Watchdog Groups Applaud Senate For Passing Major Economic Development Reforms

Statement on Senate Passage of Corruption Prevention Package

Watchdog Groups Applaud Senate for Passing Bills to Increase the Transparency and Accountability of State Economic Development Programs

Assembly Must Now Act on Bipartisan Legislation to Restore the Public Trust

Good government and fiscal watchdog groups commend the Senate today for passing a package of bills intended to improve the transparency and accountability of the state’s multitude of economic development programs.

The groups call on the Assembly to join the Senate in passing the Database of Deals A.8175-A(Schimminger) & S.6613-B(Croci) and Comptroller DiNapoli’s Procurement Integrity Act S.3984-A(DeFrancisco) & A.6355-A(Peoples-Stokes).

The Assembly included the Database of Deals in its one house budget bill in March, and Speaker Carl Heastie rightly backed the comptroller’s program bill in 2017 saying:

“The people of the state of New York will still feel better knowing that there’s some other entity looking at it, like the state comptroller….. Another set of eyes will make people feel better that, yes, things are done correctly.”

State economic development programs have been in the public eye since top Cuomo aides and campaign contributors were engulfed in a scandal involving rigging over a $1 billion in state contracts.

The Database of Deals is a fundamental transparency reform listing all of the taxpayer subsidies received by a corporation including the type of subsidy, jobs created or retained, and the cost per job to taxpayers.

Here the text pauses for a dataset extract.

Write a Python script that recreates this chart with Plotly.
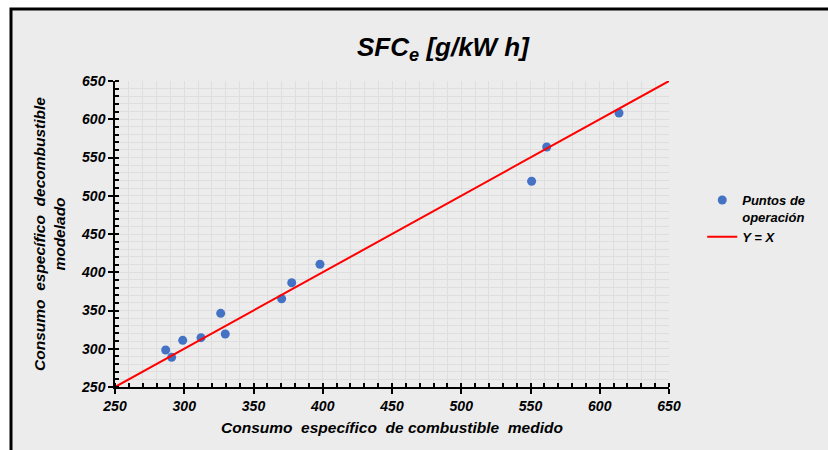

The state spends $4 billion in economic development annually yet the public has no way of accounting for which programs work best, and whether the state is getting a sufficient return on its investment in jobs produced or retained, or capital investments. Florida, Maryland, Indiana and New York City, among others, have a Database of Deals. The Database of Deals was in the one house budget bills of both houses, and has 34 co-sponsors in the Assembly.

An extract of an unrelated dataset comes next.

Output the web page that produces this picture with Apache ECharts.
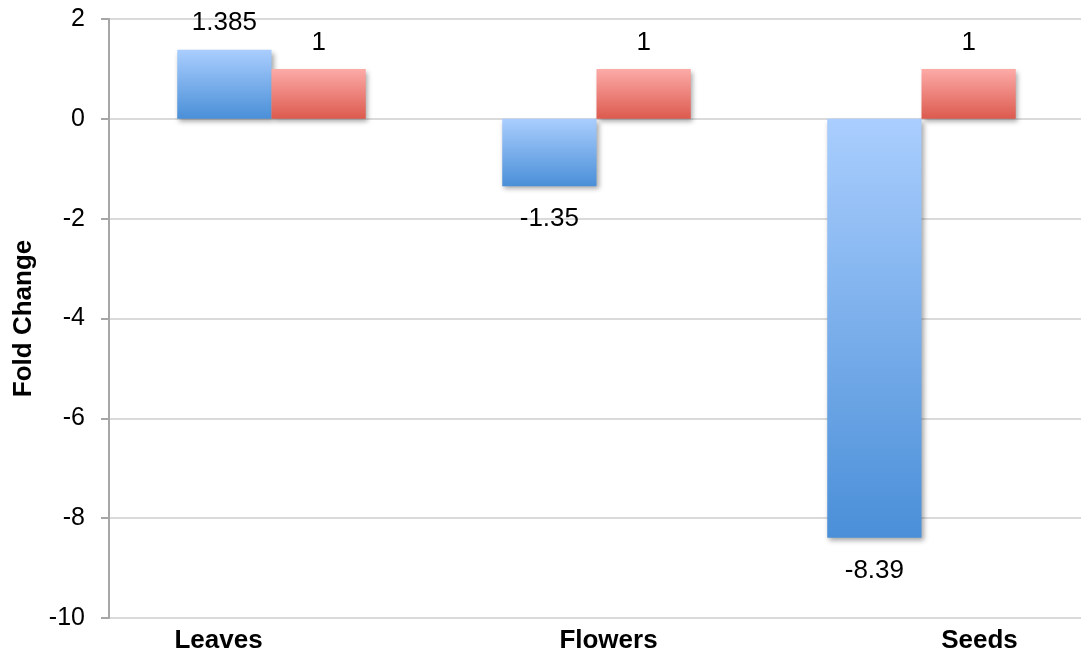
<!DOCTYPE html>
<html>
<head>
<meta charset="utf-8">
<script src="https://cdn.jsdelivr.net/npm/echarts@6/dist/echarts.min.js"></script>
<style>
  html, body { margin: 0; padding: 0; background: #fff; }
  #chart { width: 1081px; height: 654px; }
</style>
</head>
<body>
<div id="chart"></div>
<script>
// Tissues and fold-change values
const categories = ['Leaves', 'Flowers', 'Seeds'];
const sampleValues = [1.385, -1.35, -8.39];
const controlValues = [1, 1, 1];

const FONT = '"Liberation Sans", Arial, Helvetica, sans-serif';

// Horizontal nudge (px) of each category label away from its slot centre
const labelNudge = { Leaves: -53, Flowers: 12, Seeds: 58 };

function gradient(top, bottom) {
  return new echarts.graphic.LinearGradient(0, 0, 0, 1, [
    { offset: 0, color: top },
    { offset: 1, color: bottom }
  ]);
}

// Labels sit outside the bar end: above positive bars, below negative ones
function withLabels(values) {
  return values.map(v => ({
    value: v,
    label: v < 0 ? { position: 'bottom', distance: 20 } : { position: 'top', distance: 13.5 }
  }));
}

const labelStyle = {
  show: true,
  color: '#000',
  fontFamily: FONT,
  fontSize: 26
};

const shadow = {
  shadowColor: 'rgba(0,0,0,0.35)',
  shadowBlur: 5,
  shadowOffsetX: 2,
  shadowOffsetY: 3
};

const catRich = {};
categories.forEach((c, i) => {
  const n = labelNudge[c] || 0;
  catRich['c' + i] = {
    color: '#000',
    fontFamily: FONT,
    fontSize: 26,
    fontWeight: 'bold',
    padding: n >= 0 ? [0, 0, 0, 2 * n] : [0, -2 * n, 0, 0]
  };
});

const chart = echarts.init(document.getElementById('chart'), null, { renderer: 'canvas' });
chart.setOption({
  animation: false,
  backgroundColor: '#fff',
  // the plot runs slightly past the right edge of the canvas
  grid: { left: 109, right: -3, top: 19, bottom: 36, containLabel: false, outerBoundsMode: 'none' },
  xAxis: {
    type: 'category',
    data: categories,
    position: 'bottom',
    axisLine: { show: false, onZero: false },
    axisTick: { show: false },
    axisLabel: {
      margin: 10,
      formatter: (v, i) => '{c' + i + '|' + v + '}',
      rich: catRich
    }
  },
  yAxis: {
    type: 'value',
    min: -10,
    max: 2,
    interval: 2,
    name: 'Fold Change',
    nameLocation: 'middle',
    nameRotate: 90,
    nameGap: 72,
    nameTextStyle: {
      color: '#000',
      fontFamily: FONT,
      fontSize: 26,
      fontWeight: 'bold'
    },
    axisLine: { show: true, lineStyle: { color: '#a6a6a6', width: 2 } },
    axisTick: { show: true, length: 8, lineStyle: { color: '#a6a6a6', width: 2 } },
    axisLabel: {
      color: '#000',
      fontFamily: FONT,
      fontSize: 25,
      margin: 24
    },
    splitLine: { show: true, lineStyle: { color: '#dadada', width: 2 } }
  },
  series: [
    {
      type: 'bar',
      data: withLabels(sampleValues),
      barGap: '0%',
      barCategoryGap: '42%',
      itemStyle: Object.assign({ color: gradient('#aacefe', '#4a8fd8') }, shadow),
      label: labelStyle
    },
    {
      type: 'bar',
      data: withLabels(controlValues),
      barGap: '0%',
      barCategoryGap: '42%',
      itemStyle: Object.assign({ color: gradient('#fdaba8', '#dc5a4e') }, shadow),
      label: labelStyle
    }
  ]
});
</script>
</body>
</html>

The Procurement Integrity Act was introduced at the request of Democratic Comptroller Tom DiNapoli to restore the comptroller’s authority to review contracts before they are executed for SUNY/CUNY construction, construction services, materials, and printing contracts, and OGS centralized contracts. The bill also:

  • requires Comptroller approval of state funded SUNY Research Foundation contracts of over $1 million;
  • forbids state controlled nonprofit organizations from contracting on behalf of the state unless specifically allowed by the legislature (State-controlled nonprofits like Fort Schuyler Management Corporation are at the center of the Upstate bid rigging scandal); and
  • requires state authorities to use procurement guidelines consistent with state agencies.

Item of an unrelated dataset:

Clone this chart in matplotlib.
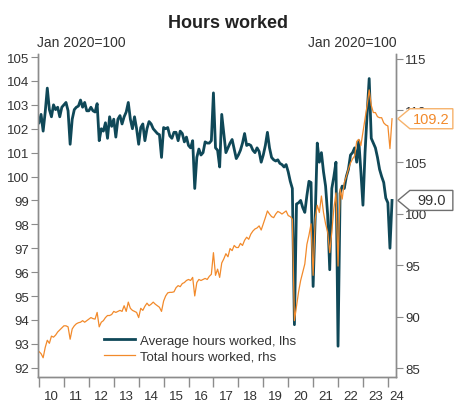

The watchdog groups believe independent oversight is the only way to guarantee basic fairness to state vendors, including MWBE firms and small businesses. The Comptroller’s review of existing contracts has already stopped 334 contracts and transactions valued at $920 million in the first two months of 2018 due to errors, improprieties and lack of documentation. The average review of contracts took just 7.5 days in 2017.